Major General Qasem Soleimani has been the commander of the Quds Force since 1998. Although he oversees extraterritorial military and clandestine operations, he is not accountable to the government and the Iranian Foreign Ministry. He is accountable to the Supreme Leader. “Soleimani is the single most powerful operative in the Middle East today and no one’s ever heard of him,” John Maguire, a former C.I.A. officer in Iraq, told the New Yorker magazine in 2013. According to the Guardian “Qassem Suleimani: commander of Quds force is puppeteer of the Middle East”.

Qasem Soleimani played a key role in persuading Russia to launch its military operation in Syria in 2015 which changed the fate of the war. Soleimani and his Quds Force played a defining role in keeping Bashar Assad in power. Soleimani played a leading role in mobilizing Shia fighters from all over the region to go to Syria to maintain the balance of power in favor of Bashar Assad.
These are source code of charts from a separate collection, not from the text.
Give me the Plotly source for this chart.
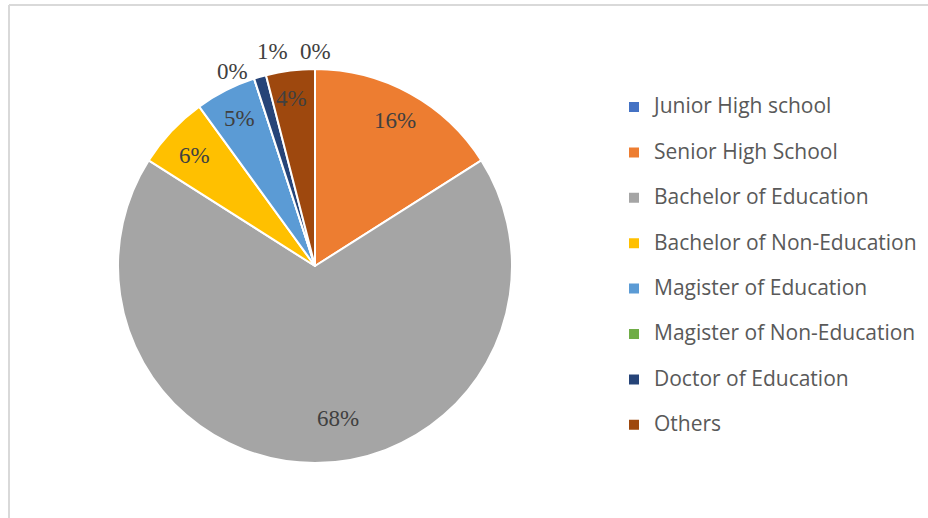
import math
import plotly.graph_objects as go

# Education level of respondents
categories = [
    "Junior High school",
    "Senior High School",
    "Bachelor of Education",
    "Bachelor of Non-Education",
    "Magister of Education",
    "Magister of Non-Education",
    "Doctor of Education",
    "Others",
]
shares = [0, 16, 68, 6, 5, 0, 1, 4]
colors = ["#4472C4", "#ED7D31", "#A5A5A5", "#FFC000",
          "#5B9BD5", "#70AD47", "#264478", "#9E480E"]
label_outside = [True, False, False, False, False, True, True, False]

W, H = 928, 518
cx, cy, r = 315, 266, 197

# small pixel nudges so crowded labels don't collide
label_nudge = {2: (23, -13), 3: (0, 3), 5: (-16, 10), 6: (17, -8), 7: (-3, -3)}

# legend labels: trailing blank line widens the row spacing
legend_labels = [
    f"<span style='font-size:21px'>{c}</span><br> " for c in categories
]

fig = go.Figure(go.Pie(
    labels=legend_labels,
    values=shares,
    sort=False,
    direction="clockwise",
    rotation=0,
    marker=dict(colors=colors, line=dict(color="white", width=2)),
    textinfo="none",
    hoverinfo="percent",
    domain=dict(x=[(cx - r) / W, (cx + r) / W],
                y=[(H - cy - r) / H, (H - cy + r) / H]),
))

# percentage labels placed at each slice's mid-angle
total = sum(shares)
annotations = []
cum = 0.0
for i, v in enumerate(shares):
    mid = math.radians((cum + v / 2) / total * 360)
    cum += v
    rad = r + 18 if label_outside[i] else 0.84 * r
    px = cx + math.sin(mid) * rad
    py = cy - math.cos(mid) * rad
    dx, dy = label_nudge.get(i, (0, 0))
    annotations.append(dict(
        x=(px + dx) / W, y=1 - (py + dy) / H,
        xref="paper", yref="paper",
        text=f"{round(v / total * 100)}%",
        showarrow=False, xanchor="center", yanchor="middle",
        font=dict(family="Liberation Serif", size=23, color="#404040"),
    ))

fig.update_layout(
    width=W, height=H,
    margin=dict(l=0, r=0, t=0, b=0),
    paper_bgcolor="white",
    plot_bgcolor="white",
    showlegend=True,
    legend=dict(
        x=614 / W, xanchor="left",
        y=1 - 90 / H, yanchor="top",
        font=dict(family="Open Sans", size=16.3, color="#595959"),
        valign="top",
        bgcolor="rgba(0,0,0,0)",
    ),
    annotations=annotations,
    shapes=[
        dict(type="line", xref="paper", yref="paper",
             x0=9 / W, x1=1, y0=1 - 5 / H, y1=1 - 5 / H,
             line=dict(color="#d9d9d9", width=2)),
        dict(type="line", xref="paper", yref="paper",
             x0=9 / W, x1=9 / W, y0=0, y1=1 - 5 / H,
             line=dict(color="#d9d9d9", width=2)),
    ],
)

fig.write_html("out.html")
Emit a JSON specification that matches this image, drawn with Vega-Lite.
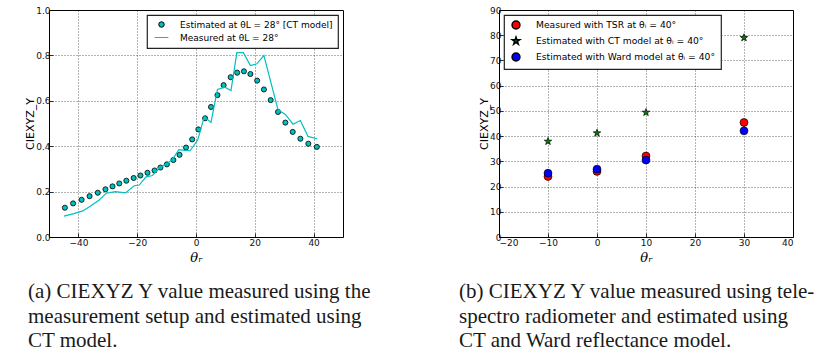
{
  "$schema": "https://vega.github.io/schema/vega-lite/v6.json",
  "padding": {"left": 24, "top": 5, "right": 0, "bottom": 0},
  "background": "white",
  "config": {
    "view": {"stroke": "#000", "strokeWidth": 1},
    "axis": {
      "domain": false,
      "grid": true,
      "gridColor": "#000",
      "gridDash": [1, 2],
      "gridWidth": 0.7,
      "gridOpacity": 0.85,
      "tickColor": "#000",
      "tickSize": -4,
      "tickWidth": 0.8,
      "labelFont": "DejaVu Sans",
      "labelFontSize": 9,
      "labelColor": "#111",
      "titleFont": "DejaVu Sans",
      "titleFontWeight": "normal",
      "titleColor": "#000"
    },
    "axisX": {"labelPadding": 5, "titleFont": "DejaVu Serif", "titleFontStyle": "italic", "titleFontSize": 13, "titlePadding": 4},
    "axisY": {"labelPadding": 3, "titleFontSize": 11, "titlePadding": 0},
    "legend": {
      "title": null,
      "strokeColor": "#222",
      "strokeWidth": 1.2,
      "fillColor": "#fff",
      "padding": 5,
      "cornerRadius": 0,
      "offset": 5,
      "labelFont": "DejaVu Sans",
      "labelFontSize": 9,
      "labelColor": "#000",
      "labelLimit": 400,
      "rowPadding": 3
    },
    "title": {
      "font": "Liberation Serif",
      "fontSize": 21,
      "fontWeight": "normal",
      "color": "#1a1a1a",
      "lineHeight": 24.5,
      "orient": "bottom",
      "anchor": "start",
      "frame": "group",
      "dx": -21,
      "offset": 17
    }
  },
  "datasets": {
    "estimated_ct": [
      {"theta_r": -44.6, "Y": 0.129, "series": "Estimated at θL = 28° [CT model]"},
      {"theta_r": -41.8, "Y": 0.148, "series": "Estimated at θL = 28° [CT model]"},
      {"theta_r": -38.9, "Y": 0.164, "series": "Estimated at θL = 28° [CT model]"},
      {"theta_r": -36.2, "Y": 0.180, "series": "Estimated at θL = 28° [CT model]"},
      {"theta_r": -33.4, "Y": 0.195, "series": "Estimated at θL = 28° [CT model]"},
      {"theta_r": -30.8, "Y": 0.210, "series": "Estimated at θL = 28° [CT model]"},
      {"theta_r": -28.4, "Y": 0.223, "series": "Estimated at θL = 28° [CT model]"},
      {"theta_r": -26.1, "Y": 0.236, "series": "Estimated at θL = 28° [CT model]"},
      {"theta_r": -23.7, "Y": 0.248, "series": "Estimated at θL = 28° [CT model]"},
      {"theta_r": -21.2, "Y": 0.260, "series": "Estimated at θL = 28° [CT model]"},
      {"theta_r": -18.9, "Y": 0.271, "series": "Estimated at θL = 28° [CT model]"},
      {"theta_r": -16.5, "Y": 0.283, "series": "Estimated at θL = 28° [CT model]"},
      {"theta_r": -14.1, "Y": 0.293, "series": "Estimated at θL = 28° [CT model]"},
      {"theta_r": -12.1, "Y": 0.306, "series": "Estimated at θL = 28° [CT model]"},
      {"theta_r": -9.9, "Y": 0.320, "series": "Estimated at θL = 28° [CT model]"},
      {"theta_r": -7.7, "Y": 0.339, "series": "Estimated at θL = 28° [CT model]"},
      {"theta_r": -5.6, "Y": 0.362, "series": "Estimated at θL = 28° [CT model]"},
      {"theta_r": -3.4, "Y": 0.394, "series": "Estimated at θL = 28° [CT model]"},
      {"theta_r": -1.3, "Y": 0.430, "series": "Estimated at θL = 28° [CT model]"},
      {"theta_r": 0.8, "Y": 0.474, "series": "Estimated at θL = 28° [CT model]"},
      {"theta_r": 3.1, "Y": 0.523, "series": "Estimated at θL = 28° [CT model]"},
      {"theta_r": 5.1, "Y": 0.573, "series": "Estimated at θL = 28° [CT model]"},
      {"theta_r": 7.3, "Y": 0.625, "series": "Estimated at θL = 28° [CT model]"},
      {"theta_r": 9.4, "Y": 0.669, "series": "Estimated at θL = 28° [CT model]"},
      {"theta_r": 11.8, "Y": 0.704, "series": "Estimated at θL = 28° [CT model]"},
      {"theta_r": 14.0, "Y": 0.724, "series": "Estimated at θL = 28° [CT model]"},
      {"theta_r": 16.3, "Y": 0.730, "series": "Estimated at θL = 28° [CT model]"},
      {"theta_r": 18.5, "Y": 0.718, "series": "Estimated at θL = 28° [CT model]"},
      {"theta_r": 20.8, "Y": 0.689, "series": "Estimated at θL = 28° [CT model]"},
      {"theta_r": 23.1, "Y": 0.650, "series": "Estimated at θL = 28° [CT model]"},
      {"theta_r": 25.4, "Y": 0.603, "series": "Estimated at θL = 28° [CT model]"},
      {"theta_r": 27.9, "Y": 0.551, "series": "Estimated at θL = 28° [CT model]"},
      {"theta_r": 30.4, "Y": 0.504, "series": "Estimated at θL = 28° [CT model]"},
      {"theta_r": 32.9, "Y": 0.463, "series": "Estimated at θL = 28° [CT model]"},
      {"theta_r": 35.5, "Y": 0.433, "series": "Estimated at θL = 28° [CT model]"},
      {"theta_r": 38.2, "Y": 0.411, "series": "Estimated at θL = 28° [CT model]"},
      {"theta_r": 41.1, "Y": 0.397, "series": "Estimated at θL = 28° [CT model]"}
    ],
    "measured_setup": [
      {"theta_r": -44.9, "Y": 0.092, "series": "Measured at θL = 28°"},
      {"theta_r": -41.5, "Y": 0.103, "series": "Measured at θL = 28°"},
      {"theta_r": -38.5, "Y": 0.115, "series": "Measured at θL = 28°"},
      {"theta_r": -36.0, "Y": 0.135, "series": "Measured at θL = 28°"},
      {"theta_r": -33.0, "Y": 0.162, "series": "Measured at θL = 28°"},
      {"theta_r": -30.5, "Y": 0.193, "series": "Measured at θL = 28°"},
      {"theta_r": -27.5, "Y": 0.200, "series": "Measured at θL = 28°"},
      {"theta_r": -24.0, "Y": 0.194, "series": "Measured at θL = 28°"},
      {"theta_r": -21.0, "Y": 0.226, "series": "Measured at θL = 28°"},
      {"theta_r": -19.3, "Y": 0.229, "series": "Measured at θL = 28°"},
      {"theta_r": -17.0, "Y": 0.265, "series": "Measured at θL = 28°"},
      {"theta_r": -14.8, "Y": 0.271, "series": "Measured at θL = 28°"},
      {"theta_r": -12.5, "Y": 0.305, "series": "Measured at θL = 28°"},
      {"theta_r": -10.2, "Y": 0.320, "series": "Measured at θL = 28°"},
      {"theta_r": -8.0, "Y": 0.342, "series": "Measured at θL = 28°"},
      {"theta_r": -5.8, "Y": 0.385, "series": "Measured at θL = 28°"},
      {"theta_r": -4.0, "Y": 0.382, "series": "Measured at θL = 28°"},
      {"theta_r": -2.0, "Y": 0.380, "series": "Measured at θL = 28°"},
      {"theta_r": 0.6, "Y": 0.428, "series": "Measured at θL = 28°"},
      {"theta_r": 2.8, "Y": 0.530, "series": "Measured at θL = 28°"},
      {"theta_r": 5.1, "Y": 0.505, "series": "Measured at θL = 28°"},
      {"theta_r": 7.3, "Y": 0.650, "series": "Measured at θL = 28°"},
      {"theta_r": 9.8, "Y": 0.660, "series": "Measured at θL = 28°"},
      {"theta_r": 11.9, "Y": 0.645, "series": "Measured at θL = 28°"},
      {"theta_r": 13.9, "Y": 0.812, "series": "Measured at θL = 28°"},
      {"theta_r": 16.1, "Y": 0.812, "series": "Measured at θL = 28°"},
      {"theta_r": 18.5, "Y": 0.755, "series": "Measured at θL = 28°"},
      {"theta_r": 20.7, "Y": 0.763, "series": "Measured at θL = 28°"},
      {"theta_r": 23.1, "Y": 0.799, "series": "Measured at θL = 28°"},
      {"theta_r": 27.9, "Y": 0.560, "series": "Measured at θL = 28°"},
      {"theta_r": 30.4, "Y": 0.540, "series": "Measured at θL = 28°"},
      {"theta_r": 33.0, "Y": 0.497, "series": "Measured at θL = 28°"},
      {"theta_r": 35.5, "Y": 0.513, "series": "Measured at θL = 28°"},
      {"theta_r": 38.1, "Y": 0.443, "series": "Measured at θL = 28°"},
      {"theta_r": 41.2, "Y": 0.433, "series": "Measured at θL = 28°"}
    ],
    "tsr_models": [
      {"theta_r": -10, "Y": 24.0, "series": "Measured with TSR at θᵢ = 40°"},
      {"theta_r": 0, "Y": 26.0, "series": "Measured with TSR at θᵢ = 40°"},
      {"theta_r": 10, "Y": 32.1, "series": "Measured with TSR at θᵢ = 40°"},
      {"theta_r": 30, "Y": 45.4, "series": "Measured with TSR at θᵢ = 40°"},
      {"theta_r": -10, "Y": 37.9, "series": "Estimated with CT model at θᵢ = 40°"},
      {"theta_r": 0, "Y": 41.2, "series": "Estimated with CT model at θᵢ = 40°"},
      {"theta_r": 10, "Y": 49.4, "series": "Estimated with CT model at θᵢ = 40°"},
      {"theta_r": 30, "Y": 79.0, "series": "Estimated with CT model at θᵢ = 40°"},
      {"theta_r": -10, "Y": 25.3, "series": "Estimated with Ward model at θᵢ = 40°"},
      {"theta_r": 0, "Y": 26.9, "series": "Estimated with Ward model at θᵢ = 40°"},
      {"theta_r": 10, "Y": 30.5, "series": "Estimated with Ward model at θᵢ = 40°"},
      {"theta_r": 30, "Y": 42.1, "series": "Estimated with Ward model at θᵢ = 40°"}
    ]
  },
  "spacing": 85,
  "resolve": {"scale": {"color": "independent", "shape": "independent", "fill": "independent", "stroke": "independent"}, "legend": {"color": "independent", "shape": "independent", "fill": "independent", "stroke": "independent"}},
  "hconcat": [
    {
      "width": 294,
      "height": 227,
      "title": {"text": ["(a) CIEXYZ Y value measured using the", "measurement setup and estimated using", "CT model."]},
      "layer": [
        {
          "data": {"name": "estimated_ct"},
          "mark": {"type": "point", "filled": true, "opacity": 1, "size": 26, "strokeWidth": 0.8},
          "encoding": {
            "x": {"field": "theta_r", "type": "quantitative", "scale": {"domain": [-50, 50], "nice": false}, "axis": {"values": [-40, -20, 0, 20, 40], "format": "d", "title": "θᵣ"}},
            "y": {"field": "Y", "type": "quantitative", "scale": {"domain": [0, 1], "nice": false}, "axis": {"values": [0, 0.2, 0.4, 0.6, 0.8, 1.0], "format": ".1f", "title": "CIEXYZ_Y"}},
            "fill": {"field": "series", "type": "nominal", "scale": {"domain": ["Estimated at θL = 28° [CT model]", "Measured at θL = 28°"], "range": ["#00bfbf", "transparent"]}, "legend": {"orient": "top-right", "symbolSize": 30, "labelOffset": 14, "symbolOffset": 5, "symbolStrokeWidth": 1}},
            "stroke": {"field": "series", "type": "nominal", "scale": {"domain": ["Estimated at θL = 28° [CT model]", "Measured at θL = 28°"], "range": ["#000000", "#00bfbf"]}, "legend": {"orient": "top-right", "symbolSize": 30, "labelOffset": 14, "symbolOffset": 5, "symbolStrokeWidth": 1}},
            "shape": {"field": "series", "type": "nominal", "scale": {"domain": ["Estimated at θL = 28° [CT model]", "Measured at θL = 28°"], "range": ["circle", "M-2.5,0L2.5,0"]}, "legend": {"orient": "top-right", "symbolSize": 30, "labelOffset": 14, "symbolOffset": 5, "symbolStrokeWidth": 1}}
          }
        },
        {
          "data": {"name": "measured_setup"},
          "mark": {"type": "line", "strokeWidth": 1.2},
          "encoding": {
            "x": {"field": "theta_r", "type": "quantitative"},
            "y": {"field": "Y", "type": "quantitative"},
            "stroke": {"field": "series", "type": "nominal"}
          }
        }
      ]
    },
    {
      "width": 294,
      "height": 227,
      "title": {"text": ["(b) CIEXYZ Y value measured using tele-", "spectro radiometer and estimated using", "CT and Ward reflectance model."], "dx": -40},
      "data": {"name": "tsr_models"},
      "mark": {"type": "point", "filled": true, "opacity": 1, "size": 62, "stroke": "#000", "strokeWidth": 0.7},
      "encoding": {
        "x": {"field": "theta_r", "type": "quantitative", "scale": {"domain": [-20, 40], "nice": false}, "axis": {"values": [-20, -10, 0, 10, 20, 30, 40], "format": "d", "title": "θᵣ"}},
        "y": {"field": "Y", "type": "quantitative", "scale": {"domain": [0, 90], "nice": false}, "axis": {"values": [0, 10, 20, 30, 40, 50, 60, 70, 80, 90], "format": "d", "title": "CIEXYZ_Y", "labelPadding": 2}},
        "color": {
          "field": "series", "type": "nominal",
          "scale": {"domain": ["Measured with TSR at θᵢ = 40°", "Estimated with CT model at θᵢ = 40°", "Estimated with Ward model at θᵢ = 40°"], "range": ["#ff0000", "#007f00", "#0000ff"]},
          "legend": {
            "orient": "top-left",
            "symbolSize": 62,
            "symbolOffset": 2,
            "labelOffset": 15,
            "labelFontSize": 9.2,
            "rowPadding": 2,
            "encode": {"symbols": {"update": {"stroke": {"value": "#000"}, "strokeWidth": {"value": 0.7}, "opacity": {"value": 1}}}}
          }
        },
        "shape": {
          "field": "series", "type": "nominal",
          "scale": {"domain": ["Measured with TSR at θᵢ = 40°", "Estimated with CT model at θᵢ = 40°", "Estimated with Ward model at θᵢ = 40°"], "range": ["circle", "M0,-1L0.2245,-0.309L0.951,-0.309L0.363,0.118L0.588,0.809L0,0.382L-0.588,0.809L-0.363,0.118L-0.951,-0.309L-0.2245,-0.309Z", "circle"]},
          "legend": {
            "orient": "top-left",
            "symbolSize": 62,
            "symbolOffset": 2,
            "labelOffset": 15,
            "labelFontSize": 9.2,
            "rowPadding": 2
          }
        }
      }
    }
  ]
}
Iran- general Qassem Suleimani
The commander of the Iranian Revolutionary Guard’s Quds Force, General Qassem Suleimani, attends celebrations marking the 37th anniversary of the Islamic revolution on February 11, 2016 in Tehran. Photo AFP

The role of the Quds Force in Iraq has been indispensable for the Iraqi government. From the early days of the American invasion in 2003, the Quds Force played a leading role in mobilizing various political and militia Shia factions to both minimise American influence and maximise Iranian role in Iraq. At one point, he personally sent an SMS message to General David Petraeus to the US commander in Iraq stating. “General Petraeus, you should know that I, Qassem Suleimani, control policy for Iran with respect to Iraq, Lebanon, Gaza, and Afghanistan. The ambassador in Baghdad is a Quds force member. The individual who’s going to replace him is a Quds force member.” The current Iranian ambassador to Iraq is General. Iraj Masjedi who has served as an adviser to Soleimani

Given the lack of transparency it is possible that the role of the Quds Force in Iraq is exaggerated. However, it is evident that from 2014, the Quds Force played a leading role in the fight against IS. They played an important role in liberating many cities which were under IS control. This has significantly deepened the Quds Force influence in Iraq. A senior Iraqi official stated that when the city of Mosul fell, the rapid response by Iran, rather than American bombing, was what prevented a more widespread collapse in Iraq. In response to the IS Popular Mobilisation Forces (PMF) were formed on 15 June 2014 due to the passing of the fatwa by Ali al-Sistani. PMF is an Iraqi state-sponsored umbrella organization composed of some 40 mainly Shia militias. Some of these important groups such as Badr Brigade have deep ties with the Quds Force. The Quds Force is considered as one of the main external sponsors of PMF which is increasingly gaining more importance both in Iraq and the region.